Create a new card for the urgent task and place it at the top of your “In Progress” column. Some people even create a dedicated “Expedite” or “Fast Lane” at the top of their board for these items. This visual cue acknowledges that you are intentionally pausing your planned work to handle something else. It prevents the urgent task from being an invisible drain on your time and focus.
Once the urgent task is complete, move its card to “Done.” Then you can calmly return to the task you were working on before the interruption. The board provides the structure to pause and resume work without losing your place.
When Tasks Get Stuck
What happens when you can’t move a card to “Done” because you’re waiting for feedback from a colleague or a response from a client? This is where a “Blocked” or “Waiting” column becomes invaluable. Move the card from “In Progress” to “Blocked.”
This action is critical for two reasons.

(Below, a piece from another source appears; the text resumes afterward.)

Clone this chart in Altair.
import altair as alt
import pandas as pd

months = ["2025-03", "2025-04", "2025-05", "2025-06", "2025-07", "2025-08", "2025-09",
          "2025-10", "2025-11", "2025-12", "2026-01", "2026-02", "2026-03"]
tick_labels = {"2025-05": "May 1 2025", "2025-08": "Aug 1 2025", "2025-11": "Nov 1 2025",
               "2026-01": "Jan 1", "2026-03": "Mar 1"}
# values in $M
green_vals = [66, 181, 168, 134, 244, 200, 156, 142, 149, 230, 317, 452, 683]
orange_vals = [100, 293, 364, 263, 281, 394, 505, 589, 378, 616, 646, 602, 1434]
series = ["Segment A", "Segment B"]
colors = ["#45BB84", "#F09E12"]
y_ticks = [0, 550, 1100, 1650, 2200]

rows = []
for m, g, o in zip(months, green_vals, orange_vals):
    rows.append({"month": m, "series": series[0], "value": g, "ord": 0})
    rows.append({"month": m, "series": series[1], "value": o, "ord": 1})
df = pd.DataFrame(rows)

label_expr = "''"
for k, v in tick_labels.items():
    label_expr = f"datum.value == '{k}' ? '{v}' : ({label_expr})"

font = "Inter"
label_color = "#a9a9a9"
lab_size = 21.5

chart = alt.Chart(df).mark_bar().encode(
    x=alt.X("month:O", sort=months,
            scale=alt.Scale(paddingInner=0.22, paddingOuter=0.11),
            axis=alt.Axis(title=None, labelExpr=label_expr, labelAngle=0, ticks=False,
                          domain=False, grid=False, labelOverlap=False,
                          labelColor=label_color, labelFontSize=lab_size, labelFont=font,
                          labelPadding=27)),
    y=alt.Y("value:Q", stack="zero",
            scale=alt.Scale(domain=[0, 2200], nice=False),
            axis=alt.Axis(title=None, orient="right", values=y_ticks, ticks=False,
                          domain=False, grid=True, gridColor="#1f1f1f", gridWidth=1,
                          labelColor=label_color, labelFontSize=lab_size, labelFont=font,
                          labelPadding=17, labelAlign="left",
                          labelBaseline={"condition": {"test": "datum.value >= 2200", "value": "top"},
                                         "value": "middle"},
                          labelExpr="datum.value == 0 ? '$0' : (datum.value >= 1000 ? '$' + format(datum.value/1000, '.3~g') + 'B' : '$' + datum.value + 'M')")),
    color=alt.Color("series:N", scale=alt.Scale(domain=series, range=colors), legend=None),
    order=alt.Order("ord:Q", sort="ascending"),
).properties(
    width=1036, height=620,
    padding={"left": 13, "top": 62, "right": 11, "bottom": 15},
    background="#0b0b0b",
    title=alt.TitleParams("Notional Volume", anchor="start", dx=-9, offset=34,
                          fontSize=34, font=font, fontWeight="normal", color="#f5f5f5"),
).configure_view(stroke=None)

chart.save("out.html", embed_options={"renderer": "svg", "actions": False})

First, it frees up your “In Progress” slot, allowing you to pull a new card and continue making progress on other fronts. It prevents one bottleneck from halting your entire workflow. Second, it makes the bottleneck visible. During your daily check-in, you can see exactly what tasks are stuck and who you need to follow up with. Your “Blocked” column becomes a natural agenda for your follow-up emails and calls.
Renegotiating Commitments
One of the most powerful benefits of a Kanban board is that it makes your workload undeniable. You can’t hide from a “To Do” column that is overflowing. When you are asked to take on a new project, you can literally show your board and say, “I’d be happy to help, but as you can see, I’m currently working on A, B, and C. Which of these should I de-prioritize to make room for the new task?”

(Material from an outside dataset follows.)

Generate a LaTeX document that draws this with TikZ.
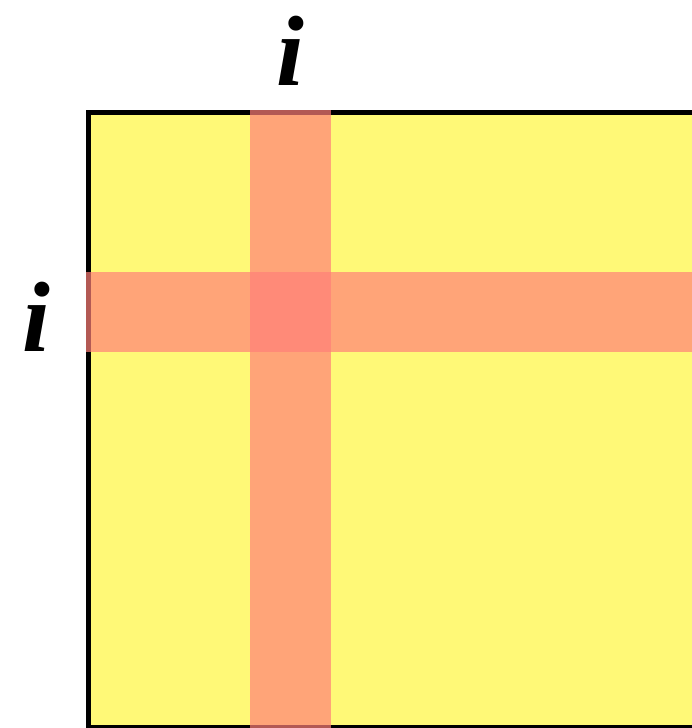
\documentclass[tikz,border=0pt]{standalone}
\usepackage{fontspec}
\setmainfont{Liberation Serif}
\definecolor{fillyellow}{RGB}{255,249,119}
\definecolor{bandred}{RGB}{255,128,121}
\tikzset{
  band/.style={fill=bandred, fill opacity=0.7, draw=none},
  lbl/.style={font=\fontsize{100}{100}\selectfont\bfseries\itshape, inner sep=0pt, anchor=base}
}
\begin{document}
\begin{tikzpicture}[x=1pt,y=-1pt]
\useasboundingbox (0,0) rectangle (692,728);
\clip (0,0) rectangle (692,728);
\filldraw[fill=fillyellow, draw=black, line width=5pt] (88,112) rectangle (800,727);
\fill[band] (250,109.5) rectangle (331,740);
\fill[band] (85.5,272) rectangle (800,352);
\node[lbl] (top) at (290,85) {i};
\node[lbl] (left) at (36,351) {i};
\end{tikzpicture}
\end{document}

This transforms a potentially confrontational “no” into a collaborative conversation about priorities. It’s a professional way to manage your commitments and prevent burnout. Your board becomes a tool for communication and expectation management, not just personal organization. It helps you avoid over-committing, a common source of workplace stress which, as the National Institute of Mental Health (NIH) points out, can have serious health consequences.